Deep drawing is one of the most widely used sheet metal forming processes in the manufacturing industry. This study presents a finite element-based investigation of the deep drawing process of aluminum circular blanks using LS-DYNA. The objective is to assess the influence of key process parameters on formability and failure modes during low-depth cup forming. A parametric design based on the Taguchi method was adopted, incorporating three levels for each of the following parameters: punch velocity (2, 5, 8 mm/s), blank thickness (1, 1.5, 2 mm), and blank holder force (5, 10, 15 kN). The output responses included maximum forming force, maximum thinning %, effective plastic strain, Von Mises stress, and Forming Limit Diagram (FLD) values.
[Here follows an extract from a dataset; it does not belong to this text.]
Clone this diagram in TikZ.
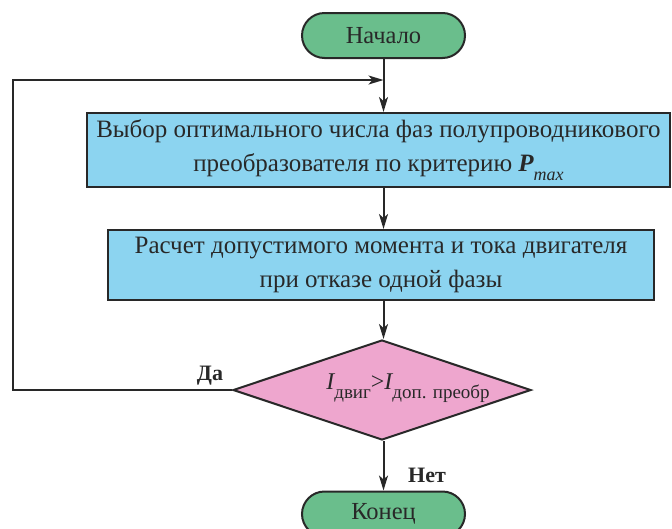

The simulation results were analyzed using ANOVA within Response Surface Methodology (RSM) to evaluate the statistical significance and interactions among the input variables. The results indicate that punch velocity is the dominant factor controlling thinning, forming force, stress, and plastic strain, followed by blank thickness, while blank holder force has a minor effect. The developed regression models exhibited strong reliability and predictive capability, with statistical validation and close agreement between predicted and actual responses.